Um funcionário chegou a alcançar um extintor para o vocalista da banda, que tentou manusear o objeto, sendo auxiliado por uma outra pessoa. Porém, não surtiu efeito.

"Um dos rapazes disse: 'Vamos sair que não tem mais o que fazer'. Nisso muita gente já estava saindo, e a gente começou a sair tipo em fila indiana, marchando conforme o fluxo porque não tinha como correr. Quem diz que saiu correndo, isso aí não é verdade. Todo mundo saiu caminhando, rapidão, porque tinha que sair o fluxo que estava na frente para tu poder chegar lá aonde era para chegar. E nisso foi entrando gente no meio."

No caminho, encontrou o irmão, desorientado. "Foi ficando escuro e foi entrando gente, gente na frente, e ele ficou mais para a frente. Quando eu olhei, o Marcelo já vinha voltando pelo lado contrário, foi se virando. E eu peguei ele pela camisa, peguei pelo braço e ele estava bem bobo, não sabia para que lado ir."

O motorista conseguiu chegar até a porta, arrastando o irmão.

Ele meio que foi desmaiando, levantando, e peguei ele pela mão. Ele é um homem forte e pesado. Consegui levar pelos fundilhos das calças. Quando eu cheguei à porta, era como receber uma onda nas tuas costas quando está distraído no mar. E nós ficamos embaixo de um monte de gente. E até tinha um segurança que estava na calçada, tentando arrastar aqueles carros, para o pessoal explodir para fora. Era muito desespero, muita tristeza aquilo ali.
Márcio André de Jesus dos Santos, integrante da banda

"Aqueles seguranças estavam tentando tirar as pessoas para fora, arrancar aquele táxi dali, todo tempo. Até ele (Everton, um dos seguranças) tentou me puxar debaixo, daí eu falei: 'Tu tem que puxar as pessoas de cima', eu gritava para ele. 'Tu vai me quebrar aqui embaixo', eu dizia", conta.

O motorista afirmou que "não queria matar ninguém" e que estava trabalhando. E disse que o uso de fogos de artifício pela banda era de conhecimento do sócio da Kiss, Elissandro Spohr..
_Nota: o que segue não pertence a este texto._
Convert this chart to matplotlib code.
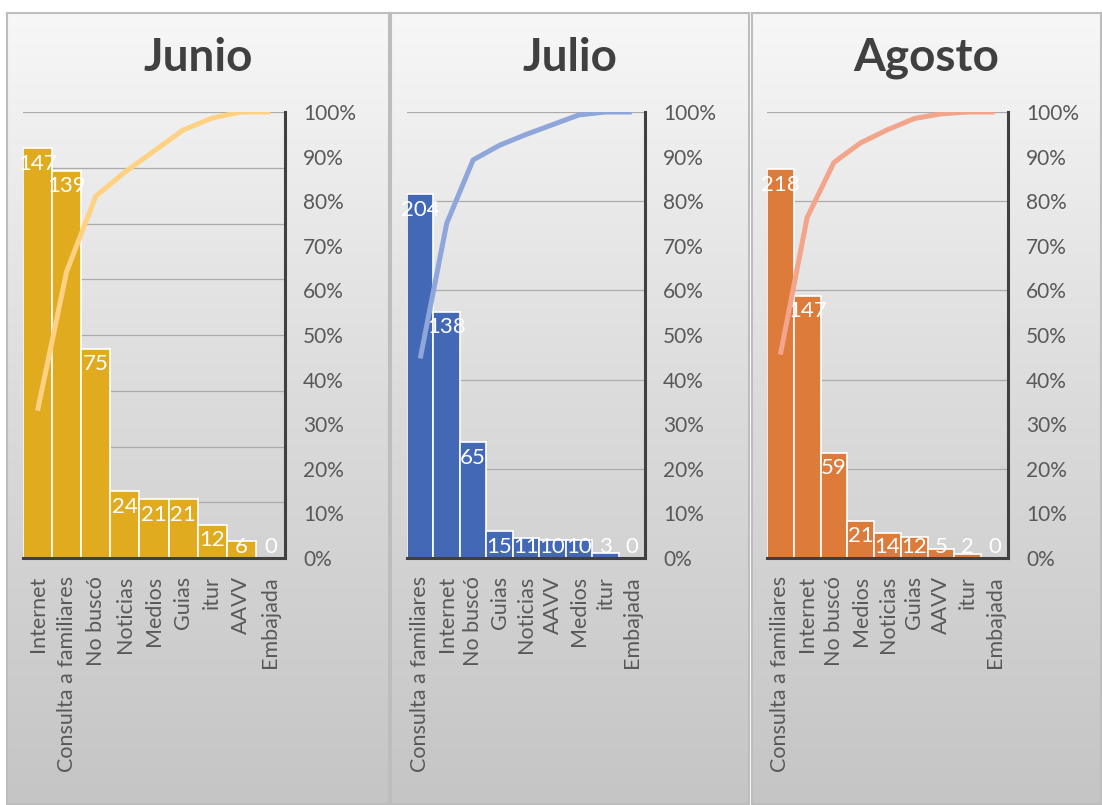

"Se eu dizer para os pais que estão aqui que eu entendo a dor deles, eu vou estar mentindo. Eu entendo da nossa dor. Eu tenho um filho de nove anos, ele não tinha um ano quando aconteceu e a gente nunca cantou parabéns para ele porque as pessoas subjugavam nós, que se eu cantasse um parabéns para meu filho ou para finada mãe, as pessoas iam dizer: "olha lá, o pessoal da banda estão comemorando alguma coisa". Essa é a nossa realidade, a nossa dor."

O julgamento

Quase nove anos após a tragédia, quatro réus são julgados por 242 homicídios simples e por 636 tentativas de assassinato —os números levam em conta, respectivamente, os mortos e feridos no incêndio. Devido ao tempo de duração e estrutura envolvida, o júri é considerado o maior da história do Judiciário gaúcho.

Machado foi a 18ª pessoa a prestar depoimento do Tribunal do Júri, que já está no sexto dia. Com Nathália, chega a 19 depoentes até o momento. Antes dele, hoje foi ouvido hoje o empresário e ex-funcionário do local Stenio Rodrigues Fernandes, 30, que disse que presenciou uma apresentação da banda Gurizada Fandangueira com uso de fogos de artifício em outro local.

O caso ocorreu em uma festa no Centro de Eventos da UFSM (Universidade Federal de Santa Maria) cerca de uma semana antes da tragédia.